The woman doesn’t lower the blade.
Have it your way, Kiara thinks.
She punches the back of the woman’s hand and, at the same moment, slams a palm against the inside of the woman’s wrist. The woman’s fingers pop open and the knife goes flying sideways. It lands with a soft plop on the rug. Kiara keeps a firm hold on the woman’s wrist with one hand and whips the other back to parry any oncoming blows.
The woman just stares dumbly at her empty hand, like she can see the ghost of the knife.
‘Don’t hurt her,’ the man says softly, from right behind Kiara’s ear. ‘She’s fragile.’
‘No one’s going to hurt anybody.’ Kiara reaches for her lapel radio with her free hand. ‘Tactical, you can come in now. I’m upstairs with two unarmed suspects—I repeat, unarmed suspects. They need to be escorted from the building ASAP so forensics can come in. Don’t touch anything.’
The woman suddenly grips Kiara’s collar. Her eyes are wild; her breath foul. ‘You can’t trust him,’ she whispers.
Now that both suspects are talking, Kiara has plenty of questions. But before she can ask any of them, the emergency squad bursts in.
They clear the room and check the ensuite, which Kiara realises she should have done.
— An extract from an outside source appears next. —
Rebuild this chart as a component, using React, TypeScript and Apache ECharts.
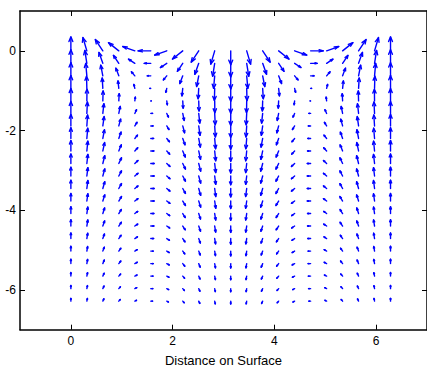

Then they drag the suspects out the door, handling them more roughly than they need to, perhaps to compensate for being forced to wait outside.
‘I have serious blue balls,’ mutters a male officer, looking forlornly at his unfired gun.
‘You must be used to that, though, right?’ the female officer says, with a smirk.
Kiara peeks into the ensuite: a bathtub this time, and two more toothbrushes on the vanity. She unbuckles her stab vest and inhales deeply, like a diver who’s just surfaced.
The squad commander is behind her. ‘The building’s clear,’ he says. ‘All suspects in custody.’
‘Wrong,’ Kiara says. ‘Two dead, two in custody, one in hospital. That’s five people.’ She points at the vanity. ‘But I’ve seen six toothbrushes.’